Well the training companies usually recommend 40 hours of part 3 training, and will often insist that you throw yourself into one of your three part 3 attempts before they offer any more, whether you are ready or not.

The reality is that unless you are already a trainer or a coach, you will need around 60 hours of training for this part of the process.

Despite the promises of the big schools - you will probably find that you can't get enough training when you need it ("sorry, our next available appointment for you is at 2am on February 37th 2019, but of course this will be free under our promise of all the training you need - thank-you for training with us, have a nice day"). Many potential instructors find that despite signing up for a training "package", they still need to pay for extra training out of their own pocket to enable them to complete the 3 parts before their 2 years is up.

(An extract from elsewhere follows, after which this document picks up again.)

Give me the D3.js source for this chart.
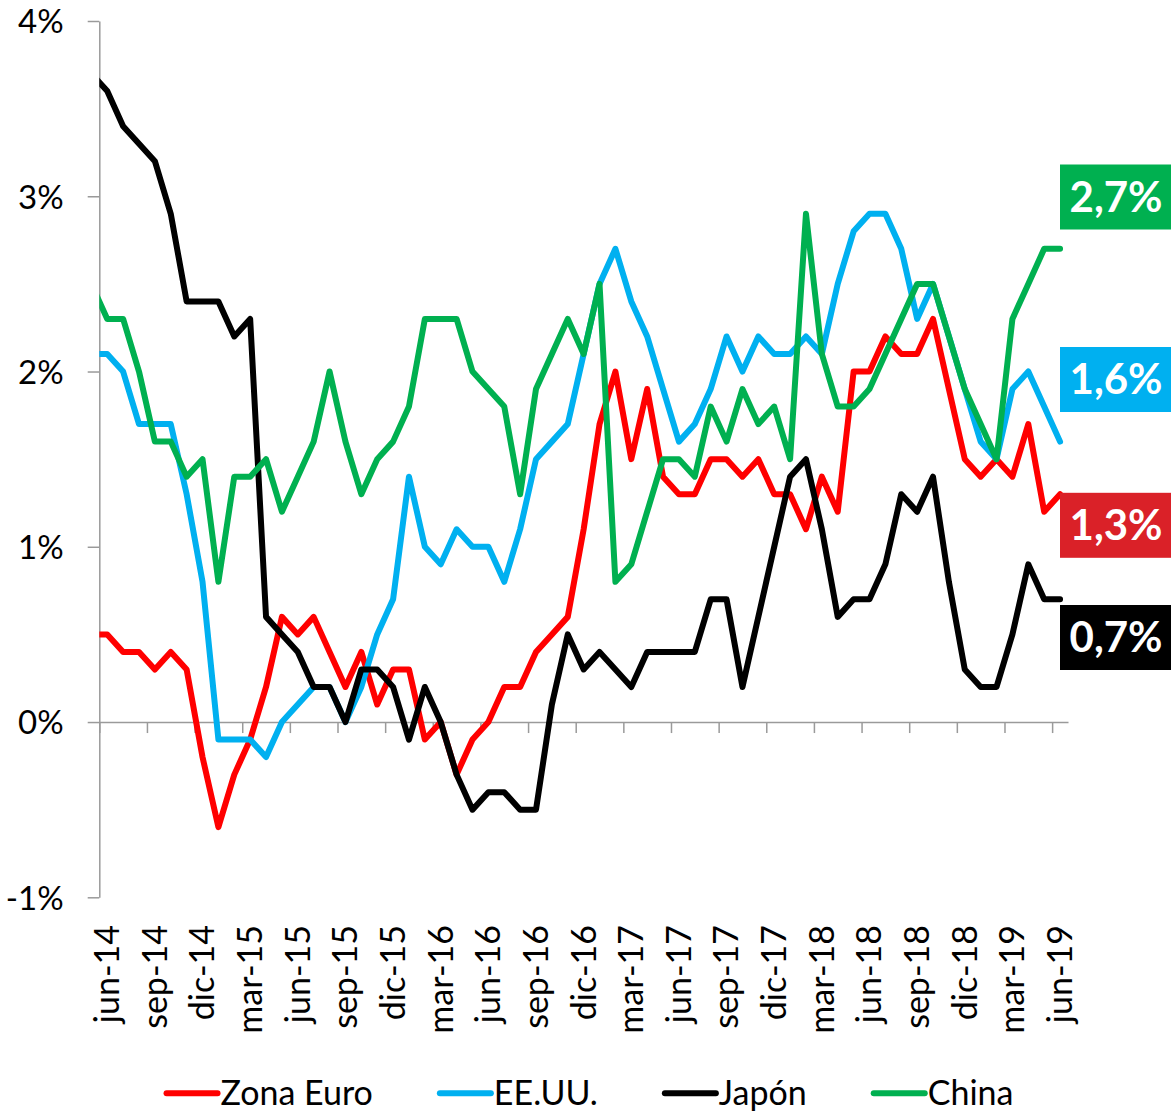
<!DOCTYPE html>
<html>
<head>
<meta charset="utf-8">
<script src="https://cdn.jsdelivr.net/npm/d3@7"></script>
<style>
  body { margin: 0; background: #fff; }
  svg { display: block; font-family: Lato, "Open Sans", sans-serif; }
</style>
</head>
<body>
<div id="chart"></div>
<script>
var width = 1171;
var height = 1114;

// plot area in pixels
var rangeX = [99.3, 1068];
var rangeY = [897.3, 21];

// first entry (may-14) sits before the axis, only its segment up to the axis shows
var months = ["may-14",
  "jun-14","jul-14","ago-14","sep-14","oct-14","nov-14","dic-14",
  "ene-15","feb-15","mar-15","abr-15","may-15","jun-15","jul-15","ago-15","sep-15","oct-15","nov-15","dic-15",
  "ene-16","feb-16","mar-16","abr-16","may-16","jun-16","jul-16","ago-16","sep-16","oct-16","nov-16","dic-16",
  "ene-17","feb-17","mar-17","abr-17","may-17","jun-17","jul-17","ago-17","sep-17","oct-17","nov-17","dic-17",
  "ene-18","feb-18","mar-18","abr-18","may-18","jun-18","jul-18","ago-18","sep-18","oct-18","nov-18","dic-18",
  "ene-19","feb-19","mar-19","abr-19","may-19","jun-19"];

var yTicks = [-1, 0, 1, 2, 3, 4];

var zonaEuro = [0.5,
  0.5, 0.4, 0.4, 0.3, 0.4, 0.3, -0.2, -0.6, -0.3, -0.1,
  0.2, 0.6, 0.5, 0.6, 0.4, 0.2, 0.4, 0.1, 0.3, 0.3,
  -0.1, 0.0, -0.3, -0.1, 0.0, 0.2, 0.2, 0.4, 0.5, 0.6,
  1.1, 1.7, 2.0, 1.5, 1.9, 1.4, 1.3, 1.3, 1.5, 1.5,
  1.4, 1.5, 1.3, 1.3, 1.1, 1.4, 1.2, 2.0, 2.0, 2.2,
  2.1, 2.1, 2.3, 1.9, 1.5, 1.4, 1.5, 1.4, 1.7, 1.2,
  1.3];

var eeuu = [2.1,
  2.1, 2.0, 1.7, 1.7, 1.7, 1.3, 0.8, -0.1, -0.1, -0.1,
  -0.2, 0.0, 0.1, 0.2, 0.2, 0.0, 0.2, 0.5, 0.7, 1.4,
  1.0, 0.9, 1.1, 1.0, 1.0, 0.8, 1.1, 1.5, 1.6, 1.7,
  2.1, 2.5, 2.7, 2.4, 2.2, 1.9, 1.6, 1.7, 1.9, 2.2,
  2.0, 2.2, 2.1, 2.1, 2.2, 2.1, 2.5, 2.8, 2.9, 2.9,
  2.7, 2.3, 2.5, 2.2, 1.9, 1.6, 1.5, 1.9, 2.0, 1.8,
  1.6];

var japon = [3.7,
  3.6, 3.4, 3.3, 3.2, 2.9, 2.4, 2.4, 2.4, 2.2, 2.3,
  0.6, 0.5, 0.4, 0.2, 0.2, 0.0, 0.3, 0.3, 0.2, -0.1,
  0.2, 0.0, -0.3, -0.5, -0.4, -0.4, -0.5, -0.5, 0.1, 0.5,
  0.3, 0.4, 0.3, 0.2, 0.4, 0.4, 0.4, 0.4, 0.7, 0.7,
  0.2, 0.6, 1.0, 1.4, 1.5, 1.1, 0.6, 0.7, 0.7, 0.9,
  1.3, 1.2, 1.4, 0.8, 0.3, 0.2, 0.2, 0.5, 0.9, 0.7,
  0.7];

var china = [2.5,
  2.3, 2.3, 2.0, 1.6, 1.6, 1.4, 1.5, 0.8, 1.4, 1.4,
  1.5, 1.2, 1.4, 1.6, 2.0, 1.6, 1.3, 1.5, 1.6, 1.8,
  2.3, 2.3, 2.3, 2.0, 1.9, 1.8, 1.3, 1.9, 2.1, 2.3,
  2.1, 2.5, 0.8, 0.9, 1.2, 1.5, 1.5, 1.4, 1.8, 1.6,
  1.9, 1.7, 1.8, 1.5, 2.9, 2.1, 1.8, 1.8, 1.9, 2.1,
  2.3, 2.5, 2.5, 2.2, 1.9, 1.7, 1.5, 2.3, 2.5, 2.7,
  2.7];

var seriesNames = ["Zona Euro", "EE.UU.", "Japón", "China"];
var seriesColors = ["#FF0000", "#00B0F0", "#000000", "#00B050"];
var boxColors = ["#DA2128", "#00B0F0", "#000000", "#00B050"];
// vertical centers of the end-value boxes (pixels)
var boxCenters = [525.3, 379.5, 637.5, 197];

var seriesValues = [zonaEuro, eeuu, japon, china];

var svg = d3.select("#chart")
  .append("svg")
  .attr("width", width)
  .attr("height", height);

svg.append("rect").attr("width", width).attr("height", height).attr("fill", "#fff");

// index 1 (jun-14) is the first category, points sit in the middle of each category
var x = d3.scaleLinear().domain([0.5, months.length - 0.5]).range(rangeX);
var y = d3.scaleLinear().domain([yTicks[0], yTicks[yTicks.length - 1]]).range(rangeY);

var axisColor = "#9a9a9a";

// y axis
var yAxis = svg.append("g")
  .attr("transform", "translate(" + rangeX[0] + ",0)")
  .call(d3.axisLeft(y)
    .tickValues(yTicks)
    .tickSize(11.6)
    .tickSizeOuter(0)
    .tickPadding(24)
    .tickFormat(function (d) { return d + "%"; }));

// x axis along 0%
var tickIdx = d3.range(0.5, months.length, 3);
var xAxis = svg.append("g")
  .attr("transform", "translate(0," + y(0) + ")")
  .call(d3.axisBottom(x)
    .tickValues(tickIdx)
    .tickSize(11)
    .tickSizeOuter(0)
    .tickFormat(""));

svg.selectAll(".domain, .tick line")
  .attr("stroke", axisColor)
  .attr("stroke-width", 1.5);

yAxis.selectAll("text")
  .attr("font-size", 33)
  .attr("dy", "0.36em")
  .attr("font-family", "Lato, sans-serif")
  .attr("fill", "#000");

// category labels at the bottom, every 3 months
var labelIdx = d3.range(1, months.length, 3);
svg.append("g")
  .selectAll("text")
  .data(labelIdx)
  .enter()
  .append("text")
  .attr("transform", function (i) { return "translate(" + x(i) + ",925)rotate(-90)"; })
  .attr("text-anchor", "end")
  .attr("dy", "0.35em")
  .attr("font-size", 34)
  .attr("fill", "#000")
  .text(function (i) { return months[i]; });

// lines, clipped at the y axis
svg.append("clipPath")
  .attr("id", "plotClip")
  .append("rect")
  .attr("x", rangeX[0])
  .attr("y", 0)
  .attr("width", width - rangeX[0])
  .attr("height", height);

var line = d3.line()
  .x(function (d, i) { return x(i); })
  .y(function (d) { return y(d); });

svg.append("g")
  .attr("clip-path", "url(#plotClip)")
  .selectAll("path")
  .data(seriesValues)
  .enter()
  .append("path")
  .attr("d", line)
  .attr("fill", "none")
  .attr("stroke", function (d, i) { return seriesColors[i]; })
  .attr("stroke-width", 6)
  .attr("stroke-linejoin", "round")
  .attr("stroke-linecap", "round");

// last value boxes on the right
var fmt = function (v) { return d3.format(".1f")(v).replace(".", ",") + "%"; };
var boxes = svg.append("g")
  .selectAll("g")
  .data(seriesValues)
  .enter()
  .append("g")
  .attr("transform", function (d, i) { return "translate(1060," + boxCenters[i] + ")"; });

boxes.append("rect")
  .attr("x", 0)
  .attr("y", -32.5)
  .attr("width", 112)
  .attr("height", 65)
  .attr("fill", function (d, i) { return boxColors[i]; });

boxes.append("text")
  .attr("x", 56)
  .attr("dy", "0.35em")
  .attr("text-anchor", "middle")
  .attr("font-size", 42)
  .attr("font-weight", "bold")
  .attr("fill", "#fff")
  .text(function (d) { return fmt(d[d.length - 1]); });

// legend
var legend = svg.append("g");
var cursor = 0;
seriesNames.forEach(function (name, i) {
  var item = legend.append("g").attr("transform", "translate(" + cursor + ",0)");
  item.append("line")
    .attr("x1", 3).attr("x2", 54)
    .attr("y1", 0).attr("y2", 0)
    .attr("stroke", seriesColors[i])
    .attr("stroke-width", 6)
    .attr("stroke-linecap", "round");
  var t = item.append("text")
    .attr("x", 57)
    .attr("y", 11.7)
    .attr("font-size", 34)
    .attr("fill", "#000")
    .text(name);
  cursor += 57 + t.node().getComputedTextLength() + 64;
});
var legendWidth = cursor - 64;
legend.attr("transform", "translate(" + (588.5 - legendWidth / 2) + ",1093.3)");
</script>
</body>
</html>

So - are intensive driving instructor training courses worth looking at?

Don't be bloody stupid.

So what should you do?

Look for a good trainer in your area and make sure that they can fit you in. Never pay for more than one session in advance (this way you can leave without being tied in to paying £4k to a company who can't fulfil their promises). Always expect it to be harder than you think - it probably will be.

Saturday, 6 September 2008

Lots of hits for Driving Instructor Earnings

I'm still getting lots of hits from the search engines for Driving Instructor Earnings, so I thought I'd offer you guys some links:

  1. Driving Instructor Earnings Calculator - though not entirely accurate, this is worth a look. If you think things through carefully you can actually get a reasonable impression of how hard you'll have to work. Bear in mind that for every 1 hour lesson you give, you'll need to work for around 1.5 hours, for every 2 hour lesson - 2.5 hours. Don't forget to look at the "after tax" bit!
  2. Becoming a Driving Instructor - The Truth Behind the TV Ads - A great article about whether it's worth becoming a driving instructor or not.
  3. So you want to be a driving instructor? - A real article by a real instructor. No, he's not a happy bunny.
  4. Instructor Training Colleges and Empty Promises - The infamous "Money for Cold Hope" article from the respected industry representatives - the Driving Instructors Association.
  5. Driving Instructor Pay - How much you could earn - the optimistic but realistic version.
  6. Driving Standards Agency Forum Thread - boy was this guy not happy when he posted.
  7. Driving Instructor Jobs - Advice from Career Scotland, with the very interesting fact that only 4% of ADIs have flexible hours. ("Work the hours to suit you" indeed. Please add "r customers" to that statement.)
  8. Money Saving Expert - An interesting thread from a non-ADI forum. Friends, relatives and Instructors tell their side of things.
  9. Becoming an ADI - the 2pass view, written by an ADI.
  10. Real driving lesson prices - what we see every day, just for when you are working out how much you'll earn based on £20/hour.
After reading those you should get a realistic idea of what you can expect. Good luck.